Task details: Copy nothing but the text: reproduce each line of the listing exactly and leave the pictures out.
>> START Available data
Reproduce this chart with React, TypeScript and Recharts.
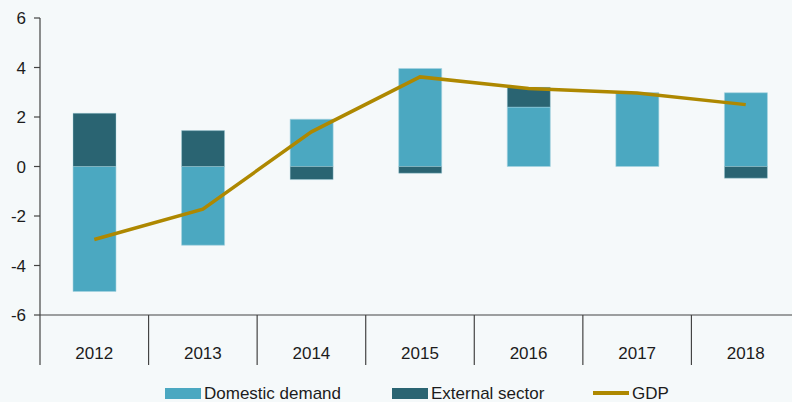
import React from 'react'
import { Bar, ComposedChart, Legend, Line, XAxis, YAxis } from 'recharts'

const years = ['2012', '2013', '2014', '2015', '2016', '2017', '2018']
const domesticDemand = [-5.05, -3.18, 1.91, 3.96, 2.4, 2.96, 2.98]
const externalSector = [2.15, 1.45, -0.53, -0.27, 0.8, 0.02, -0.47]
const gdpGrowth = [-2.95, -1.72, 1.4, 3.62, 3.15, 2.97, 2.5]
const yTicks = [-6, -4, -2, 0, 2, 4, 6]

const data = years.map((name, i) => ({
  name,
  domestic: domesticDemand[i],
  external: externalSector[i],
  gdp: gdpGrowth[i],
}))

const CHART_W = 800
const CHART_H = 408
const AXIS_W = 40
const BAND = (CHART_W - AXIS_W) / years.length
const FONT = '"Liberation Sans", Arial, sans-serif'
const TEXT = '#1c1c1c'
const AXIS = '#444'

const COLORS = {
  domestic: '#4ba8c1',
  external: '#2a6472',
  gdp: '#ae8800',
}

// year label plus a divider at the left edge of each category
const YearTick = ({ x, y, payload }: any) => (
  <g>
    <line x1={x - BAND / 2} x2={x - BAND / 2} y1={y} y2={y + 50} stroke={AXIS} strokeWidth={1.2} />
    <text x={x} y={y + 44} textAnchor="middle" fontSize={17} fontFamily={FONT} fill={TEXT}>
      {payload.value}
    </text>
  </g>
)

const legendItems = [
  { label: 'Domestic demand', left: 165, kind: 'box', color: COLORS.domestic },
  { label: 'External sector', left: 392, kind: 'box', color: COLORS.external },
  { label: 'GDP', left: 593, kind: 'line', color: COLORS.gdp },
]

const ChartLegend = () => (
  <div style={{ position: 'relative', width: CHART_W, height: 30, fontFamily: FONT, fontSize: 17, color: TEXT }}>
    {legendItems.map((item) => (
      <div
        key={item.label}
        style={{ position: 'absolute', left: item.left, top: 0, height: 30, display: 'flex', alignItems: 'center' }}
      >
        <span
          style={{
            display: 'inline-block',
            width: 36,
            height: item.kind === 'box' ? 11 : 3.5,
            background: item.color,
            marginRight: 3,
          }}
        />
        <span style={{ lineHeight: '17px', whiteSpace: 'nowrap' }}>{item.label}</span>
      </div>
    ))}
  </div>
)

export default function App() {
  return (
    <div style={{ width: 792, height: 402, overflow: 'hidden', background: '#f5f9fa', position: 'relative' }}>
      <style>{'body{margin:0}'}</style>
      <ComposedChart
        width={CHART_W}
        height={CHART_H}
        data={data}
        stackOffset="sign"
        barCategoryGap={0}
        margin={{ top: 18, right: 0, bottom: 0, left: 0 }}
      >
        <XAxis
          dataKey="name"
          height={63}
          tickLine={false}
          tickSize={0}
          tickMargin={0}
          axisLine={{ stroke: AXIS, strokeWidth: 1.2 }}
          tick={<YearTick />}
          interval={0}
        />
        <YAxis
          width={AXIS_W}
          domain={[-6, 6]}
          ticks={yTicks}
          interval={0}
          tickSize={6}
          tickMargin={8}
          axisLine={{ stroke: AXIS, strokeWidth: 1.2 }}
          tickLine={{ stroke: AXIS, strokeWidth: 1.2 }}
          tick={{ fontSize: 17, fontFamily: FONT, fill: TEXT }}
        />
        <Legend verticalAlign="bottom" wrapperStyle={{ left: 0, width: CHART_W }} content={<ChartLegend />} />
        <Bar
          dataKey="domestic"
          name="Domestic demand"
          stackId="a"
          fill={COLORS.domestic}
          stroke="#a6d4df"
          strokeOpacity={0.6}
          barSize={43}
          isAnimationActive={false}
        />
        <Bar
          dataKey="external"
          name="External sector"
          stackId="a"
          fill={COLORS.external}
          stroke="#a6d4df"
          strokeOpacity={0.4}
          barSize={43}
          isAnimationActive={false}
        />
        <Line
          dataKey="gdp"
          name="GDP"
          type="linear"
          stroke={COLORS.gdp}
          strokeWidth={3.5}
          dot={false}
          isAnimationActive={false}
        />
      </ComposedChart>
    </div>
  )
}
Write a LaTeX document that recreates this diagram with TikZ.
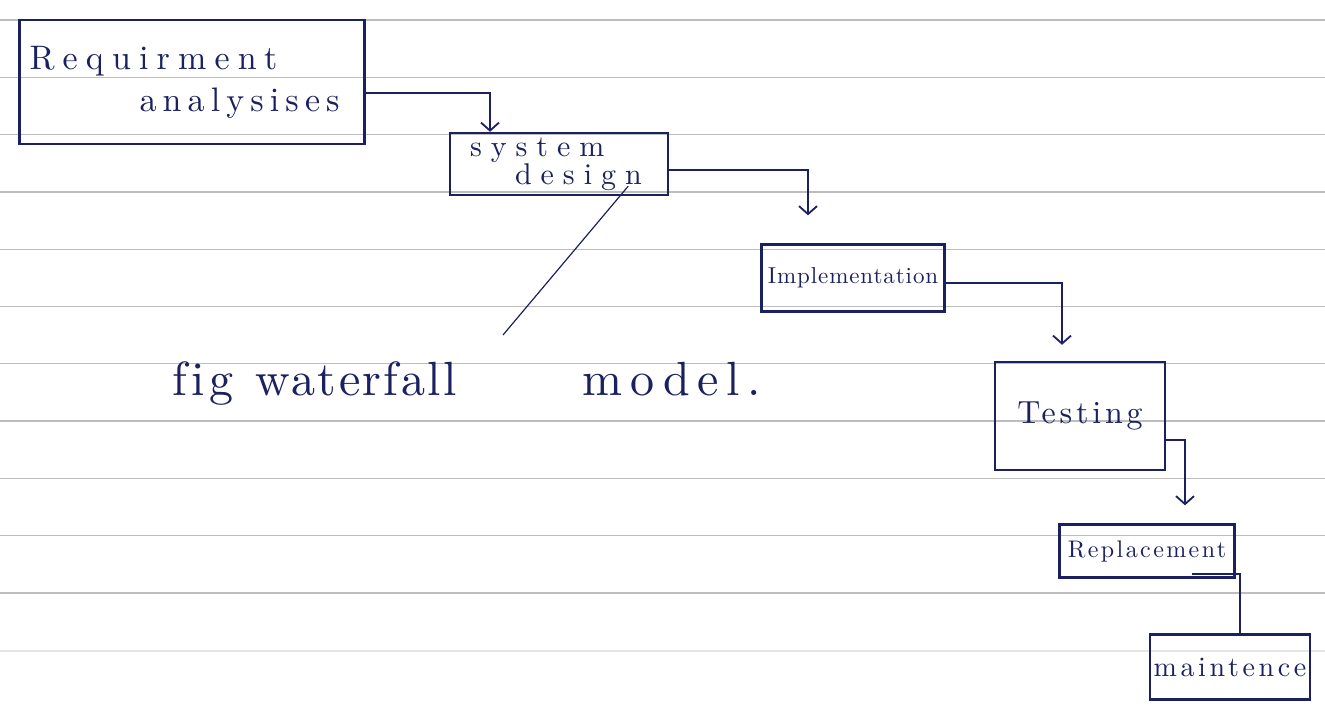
>> END Available data
Final answer:
Reproduce this chart with React, TypeScript and Recharts.
import React from 'react'
import { Bar, ComposedChart, Legend, Line, XAxis, YAxis } from 'recharts'

const years = ['2012', '2013', '2014', '2015', '2016', '2017', '2018']
const domesticDemand = [-5.05, -3.18, 1.91, 3.96, 2.4, 2.96, 2.98]
const externalSector = [2.15, 1.45, -0.53, -0.27, 0.8, 0.02, -0.47]
const gdpGrowth = [-2.95, -1.72, 1.4, 3.62, 3.15, 2.97, 2.5]
const yTicks = [-6, -4, -2, 0, 2, 4, 6]

const data = years.map((name, i) => ({
  name,
  domestic: domesticDemand[i],
  external: externalSector[i],
  gdp: gdpGrowth[i],
}))

const CHART_W = 800
const CHART_H = 408
const AXIS_W = 40
const BAND = (CHART_W - AXIS_W) / years.length
const FONT = '"Liberation Sans", Arial, sans-serif'
const TEXT = '#1c1c1c'
const AXIS = '#444'

const COLORS = {
  domestic: '#4ba8c1',
  external: '#2a6472',
  gdp: '#ae8800',
}

// year label plus a divider at the left edge of each category
const YearTick = ({ x, y, payload }: any) => (
  <g>
    <line x1={x - BAND / 2} x2={x - BAND / 2} y1={y} y2={y + 50} stroke={AXIS} strokeWidth={1.2} />
    <text x={x} y={y + 44} textAnchor="middle" fontSize={17} fontFamily={FONT} fill={TEXT}>
      {payload.value}
    </text>
  </g>
)

const legendItems = [
  { label: 'Domestic demand', left: 165, kind: 'box', color: COLORS.domestic },
  { label: 'External sector', left: 392, kind: 'box', color: COLORS.external },
  { label: 'GDP', left: 593, kind: 'line', color: COLORS.gdp },
]

const ChartLegend = () => (
  <div style={{ position: 'relative', width: CHART_W, height: 30, fontFamily: FONT, fontSize: 17, color: TEXT }}>
    {legendItems.map((item) => (
      <div
        key={item.label}
        style={{ position: 'absolute', left: item.left, top: 0, height: 30, display: 'flex', alignItems: 'center' }}
      >
        <span
          style={{
            display: 'inline-block',
            width: 36,
            height: item.kind === 'box' ? 11 : 3.5,
            background: item.color,
            marginRight: 3,
          }}
        />
        <span style={{ lineHeight: '17px', whiteSpace: 'nowrap' }}>{item.label}</span>
      </div>
    ))}
  </div>
)

export default function App() {
  return (
    <div style={{ width: 792, height: 402, overflow: 'hidden', background: '#f5f9fa', position: 'relative' }}>
      <style>{'body{margin:0}'}</style>
      <ComposedChart
        width={CHART_W}
        height={CHART_H}
        data={data}
        stackOffset="sign"
        barCategoryGap={0}
        margin={{ top: 18, right: 0, bottom: 0, left: 0 }}
      >
        <XAxis
          dataKey="name"
          height={63}
          tickLine={false}
          tickSize={0}
          tickMargin={0}
          axisLine={{ stroke: AXIS, strokeWidth: 1.2 }}
          tick={<YearTick />}
          interval={0}
        />
        <YAxis
          width={AXIS_W}
          domain={[-6, 6]}
          ticks={yTicks}
          interval={0}
          tickSize={6}
          tickMargin={8}
          axisLine={{ stroke: AXIS, strokeWidth: 1.2 }}
          tickLine={{ stroke: AXIS, strokeWidth: 1.2 }}
          tick={{ fontSize: 17, fontFamily: FONT, fill: TEXT }}
        />
        <Legend verticalAlign="bottom" wrapperStyle={{ left: 0, width: CHART_W }} content={<ChartLegend />} />
        <Bar
          dataKey="domestic"
          name="Domestic demand"
          stackId="a"
          fill={COLORS.domestic}
          stroke="#a6d4df"
          strokeOpacity={0.6}
          barSize={43}
          isAnimationActive={false}
        />
        <Bar
          dataKey="external"
          name="External sector"
          stackId="a"
          fill={COLORS.external}
          stroke="#a6d4df"
          strokeOpacity={0.4}
          barSize={43}
          isAnimationActive={false}
        />
        <Line
          dataKey="gdp"
          name="GDP"
          type="linear"
          stroke={COLORS.gdp}
          strokeWidth={3.5}
          dot={false}
          isAnimationActive={false}
        />
      </ComposedChart>
    </div>
  )
}
Write a LaTeX document that recreates this diagram with TikZ.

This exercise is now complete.